Wednesday, August 4, 2010

MIFF 2010: City of Life and Death



1937.

Japanese troops beseige and conquer the Chinese captial Nanking.

City of Life and Death is fiction but is based on the experiences of real people who were caught up in this shocking tale of war and inhumanity. It has the feel of a documentary and recreates in black and white, the horror captured on film at the time. Mass executions, brutality, rape, and forced prostitution are presented in the matter of fact way that they were carried out.

This isn't anti-Japanese propaganda though the shame of their actions should not be forgotten. Kakodawa (Hideo Nakaizumi), a young soldier, represents the human side of the invaders. Just as Mr. Tang (Wei Fan) shows the desperate attempts that some locals tried to protect their families.

If there are heroes in this story, they are the women. Plus one child, Xiaodouzi (Bin Liu), who is still alive today. The dramatic focus is the International Safety Zone, where an illusory attempt to help refugees from the slaughter takes place.

This film should be compulsory viewing in a world that still seems obsessed with going to war.

MIFF 2010: The Killer Inside Me



Perhaps you have to be in the mood. Michael Winterbottom's The Killer Inside Me was disappointing. This portrait of evil will suit fans of gratuitous violence but as a character study it fell way short. It's part crime thriller, part horror, part psychological drama.

It may have been because Casey Affleck plays bad cop Lou Ford with his cowboy drawl that is impossible to understand at times. Is this great acting or poor elocution?

The plot was both unlikely and predictable. We are asked to accept that Ford has suddenly come out in his late twenties as a nasty after years as a nice guy. The trigger of a slap on the face hardly explains the sudden emergence of Mr. Hyde.

The law enforcement people, led by DA Howard Hendricks (Simon Baker), are not the brightest bunch. Even basic forensic science of the early 1950s like fingerprinting seem beyond them. Their extraordinary lack of any sense of smell at the final confrontation is amazing.

This film is pretty pedestrian pulp fiction.
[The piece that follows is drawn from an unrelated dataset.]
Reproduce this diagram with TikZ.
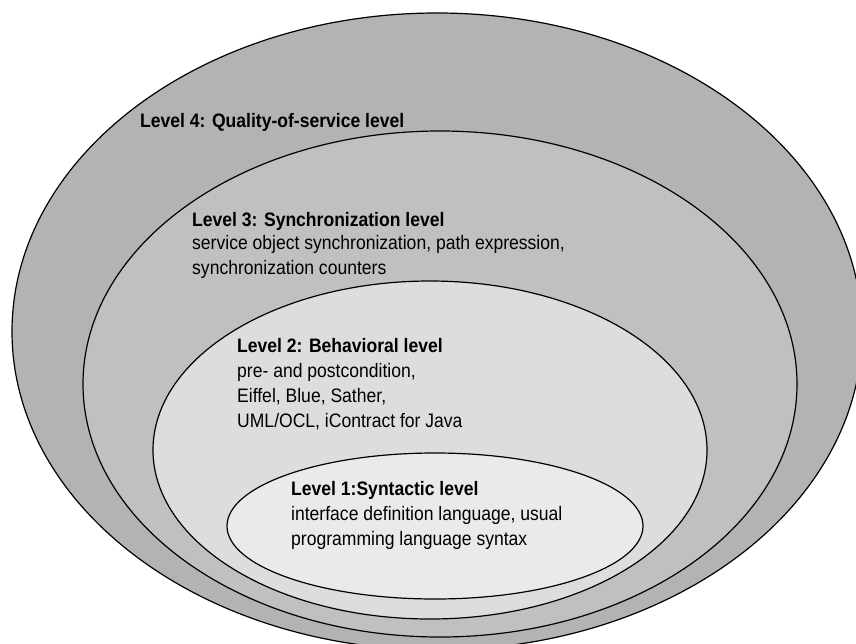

Perhaps the storyline of the original crime novel was fresh in 1952. It just seems to have been done to death on film and television.

Of the victims, Jessica Alba performance is much more memorable as Joyce Lakeland than Kate Hudson as girlfriend Amy Stanton. The rest of the male cast had the appeal of a telemovie.

As a longime Tarantino follower, the blood saturation point may have been reached for me.